TASK DESCRIPTION:
Report all lines holding "chart".
• • •
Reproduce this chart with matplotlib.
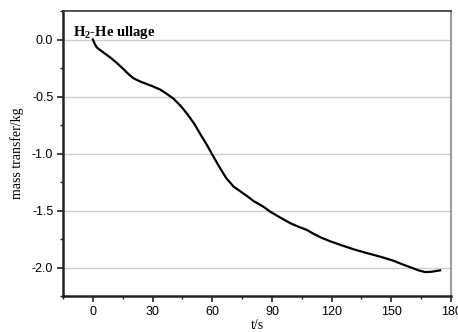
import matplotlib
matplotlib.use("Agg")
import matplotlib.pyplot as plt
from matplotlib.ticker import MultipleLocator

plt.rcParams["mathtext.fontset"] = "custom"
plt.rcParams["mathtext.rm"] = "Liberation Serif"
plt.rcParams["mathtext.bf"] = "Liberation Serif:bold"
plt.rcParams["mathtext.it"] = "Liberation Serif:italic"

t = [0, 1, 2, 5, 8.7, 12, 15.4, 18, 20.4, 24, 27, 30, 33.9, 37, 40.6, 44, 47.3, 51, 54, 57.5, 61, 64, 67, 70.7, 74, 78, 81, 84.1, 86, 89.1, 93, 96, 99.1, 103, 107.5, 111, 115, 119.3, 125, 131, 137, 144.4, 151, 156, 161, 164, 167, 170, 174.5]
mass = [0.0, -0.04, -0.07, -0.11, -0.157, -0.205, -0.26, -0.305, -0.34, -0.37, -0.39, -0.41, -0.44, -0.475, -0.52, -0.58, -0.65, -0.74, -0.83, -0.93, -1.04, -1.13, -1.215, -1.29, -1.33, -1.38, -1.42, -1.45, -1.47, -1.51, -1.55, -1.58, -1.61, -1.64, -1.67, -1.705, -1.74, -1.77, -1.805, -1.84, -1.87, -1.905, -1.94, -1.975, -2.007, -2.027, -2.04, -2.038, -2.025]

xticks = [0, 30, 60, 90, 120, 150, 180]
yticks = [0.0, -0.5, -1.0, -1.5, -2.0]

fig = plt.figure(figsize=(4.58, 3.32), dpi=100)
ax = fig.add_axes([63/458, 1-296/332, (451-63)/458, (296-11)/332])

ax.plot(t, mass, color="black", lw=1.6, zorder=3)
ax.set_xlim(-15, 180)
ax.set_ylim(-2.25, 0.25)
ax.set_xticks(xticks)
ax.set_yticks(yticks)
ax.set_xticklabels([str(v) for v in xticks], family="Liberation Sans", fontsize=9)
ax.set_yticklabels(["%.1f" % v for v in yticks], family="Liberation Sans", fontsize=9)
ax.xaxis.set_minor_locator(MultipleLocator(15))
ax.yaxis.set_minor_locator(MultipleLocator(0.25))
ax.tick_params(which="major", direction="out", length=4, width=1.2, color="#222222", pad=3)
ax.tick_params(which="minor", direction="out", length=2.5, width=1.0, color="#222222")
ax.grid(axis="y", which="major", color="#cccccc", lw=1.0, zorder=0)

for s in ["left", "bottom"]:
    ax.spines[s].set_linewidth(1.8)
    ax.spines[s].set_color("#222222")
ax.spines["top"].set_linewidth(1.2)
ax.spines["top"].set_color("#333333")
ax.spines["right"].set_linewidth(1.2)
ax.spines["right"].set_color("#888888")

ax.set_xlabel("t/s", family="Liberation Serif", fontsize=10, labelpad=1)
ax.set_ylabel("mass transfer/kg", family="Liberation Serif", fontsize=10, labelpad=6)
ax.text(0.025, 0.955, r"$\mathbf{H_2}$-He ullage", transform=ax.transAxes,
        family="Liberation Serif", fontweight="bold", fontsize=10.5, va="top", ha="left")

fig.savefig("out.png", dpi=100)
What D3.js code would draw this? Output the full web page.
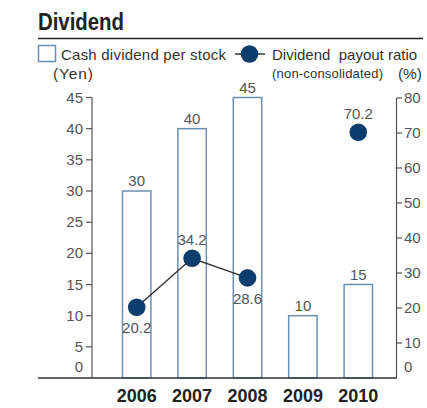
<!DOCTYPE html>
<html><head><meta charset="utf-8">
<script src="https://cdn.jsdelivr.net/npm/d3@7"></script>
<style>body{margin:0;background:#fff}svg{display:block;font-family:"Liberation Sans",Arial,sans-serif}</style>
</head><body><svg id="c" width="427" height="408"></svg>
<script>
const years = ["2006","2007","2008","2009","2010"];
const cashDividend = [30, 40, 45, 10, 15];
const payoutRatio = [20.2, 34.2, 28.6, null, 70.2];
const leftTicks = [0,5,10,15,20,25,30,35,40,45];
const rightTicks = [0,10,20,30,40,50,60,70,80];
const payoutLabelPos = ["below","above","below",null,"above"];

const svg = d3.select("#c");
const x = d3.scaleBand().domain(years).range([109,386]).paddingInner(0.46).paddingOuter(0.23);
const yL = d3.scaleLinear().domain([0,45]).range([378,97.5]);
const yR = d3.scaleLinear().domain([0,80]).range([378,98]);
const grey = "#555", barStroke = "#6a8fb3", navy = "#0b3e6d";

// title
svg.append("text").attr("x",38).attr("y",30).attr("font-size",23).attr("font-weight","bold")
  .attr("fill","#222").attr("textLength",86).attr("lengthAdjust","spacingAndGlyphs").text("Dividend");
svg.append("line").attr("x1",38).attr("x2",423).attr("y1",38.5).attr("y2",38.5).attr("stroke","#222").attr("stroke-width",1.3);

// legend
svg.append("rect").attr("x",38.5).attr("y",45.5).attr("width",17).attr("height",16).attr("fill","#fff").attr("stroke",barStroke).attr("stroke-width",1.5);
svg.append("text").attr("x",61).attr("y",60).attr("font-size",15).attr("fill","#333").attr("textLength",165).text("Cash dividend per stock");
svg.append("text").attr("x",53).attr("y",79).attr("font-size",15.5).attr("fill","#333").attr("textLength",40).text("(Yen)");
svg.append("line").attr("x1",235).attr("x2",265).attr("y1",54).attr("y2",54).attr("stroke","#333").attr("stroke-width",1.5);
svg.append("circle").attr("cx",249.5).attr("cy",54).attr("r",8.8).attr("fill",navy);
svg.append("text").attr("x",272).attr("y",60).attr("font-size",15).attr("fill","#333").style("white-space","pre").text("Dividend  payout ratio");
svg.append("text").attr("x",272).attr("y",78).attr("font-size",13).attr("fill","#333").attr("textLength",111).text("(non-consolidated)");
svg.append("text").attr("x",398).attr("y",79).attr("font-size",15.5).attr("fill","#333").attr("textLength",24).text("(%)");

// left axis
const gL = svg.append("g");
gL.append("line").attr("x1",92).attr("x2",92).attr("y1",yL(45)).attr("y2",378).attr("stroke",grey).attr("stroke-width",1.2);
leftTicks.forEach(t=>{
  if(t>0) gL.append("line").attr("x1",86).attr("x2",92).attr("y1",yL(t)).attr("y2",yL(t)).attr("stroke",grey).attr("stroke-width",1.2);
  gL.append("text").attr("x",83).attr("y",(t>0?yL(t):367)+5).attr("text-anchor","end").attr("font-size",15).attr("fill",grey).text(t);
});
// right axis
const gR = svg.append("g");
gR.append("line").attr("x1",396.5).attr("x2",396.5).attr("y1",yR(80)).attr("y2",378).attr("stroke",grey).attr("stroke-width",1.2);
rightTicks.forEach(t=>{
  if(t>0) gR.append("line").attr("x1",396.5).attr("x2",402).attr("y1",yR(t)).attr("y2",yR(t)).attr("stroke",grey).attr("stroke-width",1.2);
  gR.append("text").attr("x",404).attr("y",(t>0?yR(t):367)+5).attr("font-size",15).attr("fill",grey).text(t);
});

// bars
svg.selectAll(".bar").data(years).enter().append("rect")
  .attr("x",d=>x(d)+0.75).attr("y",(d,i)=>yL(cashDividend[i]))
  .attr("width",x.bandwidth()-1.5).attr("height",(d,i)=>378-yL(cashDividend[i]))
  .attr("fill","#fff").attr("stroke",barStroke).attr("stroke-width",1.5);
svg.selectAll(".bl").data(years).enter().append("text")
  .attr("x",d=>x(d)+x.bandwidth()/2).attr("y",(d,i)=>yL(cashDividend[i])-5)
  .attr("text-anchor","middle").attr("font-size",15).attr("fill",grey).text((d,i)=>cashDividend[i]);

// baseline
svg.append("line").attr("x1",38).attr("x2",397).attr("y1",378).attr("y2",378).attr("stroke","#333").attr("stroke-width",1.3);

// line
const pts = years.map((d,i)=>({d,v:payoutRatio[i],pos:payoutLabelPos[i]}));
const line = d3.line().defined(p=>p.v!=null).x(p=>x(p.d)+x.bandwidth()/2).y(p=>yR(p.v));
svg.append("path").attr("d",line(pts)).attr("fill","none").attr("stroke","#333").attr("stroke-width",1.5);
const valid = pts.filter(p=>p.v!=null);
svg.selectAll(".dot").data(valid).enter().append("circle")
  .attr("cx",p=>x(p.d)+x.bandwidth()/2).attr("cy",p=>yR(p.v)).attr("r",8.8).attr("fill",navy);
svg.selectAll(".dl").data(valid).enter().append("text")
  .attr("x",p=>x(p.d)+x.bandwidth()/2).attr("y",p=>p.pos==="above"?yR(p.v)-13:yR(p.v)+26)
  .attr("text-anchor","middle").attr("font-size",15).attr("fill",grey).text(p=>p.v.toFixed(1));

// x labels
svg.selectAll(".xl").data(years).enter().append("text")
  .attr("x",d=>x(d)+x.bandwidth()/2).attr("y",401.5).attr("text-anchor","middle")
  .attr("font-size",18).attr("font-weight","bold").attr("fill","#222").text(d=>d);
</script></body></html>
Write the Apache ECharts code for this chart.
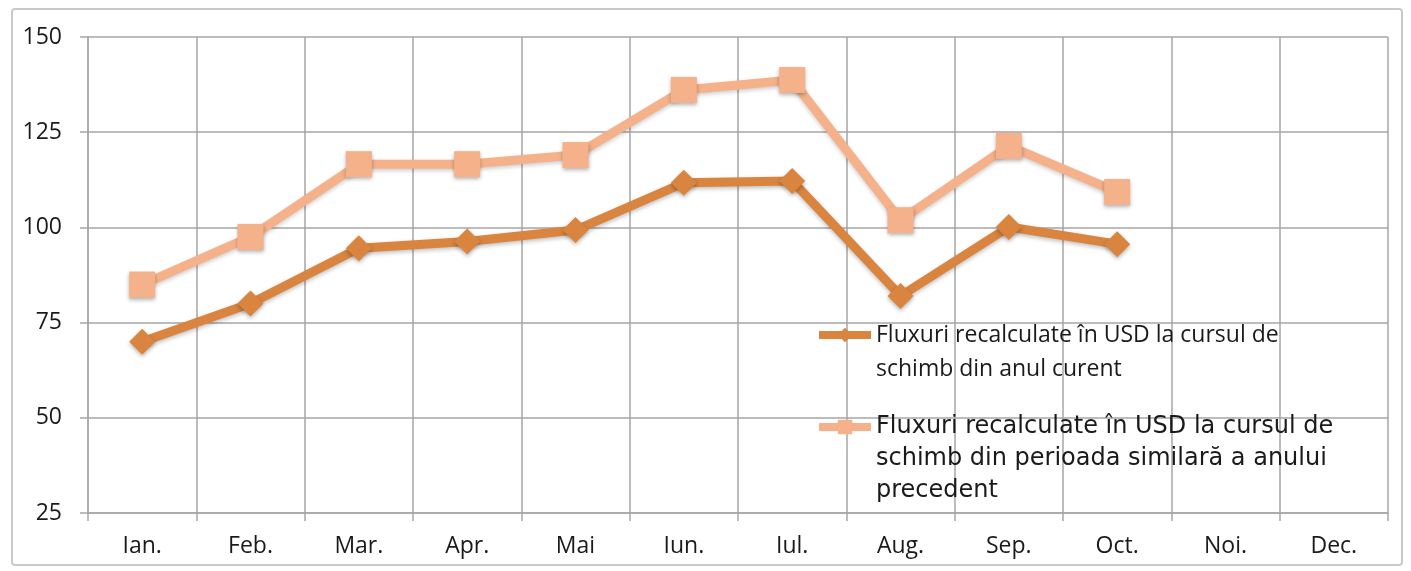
• • •
FINAL RESULT:
Reproduce this chart with matplotlib.
Write the Apache ECharts code for this chart.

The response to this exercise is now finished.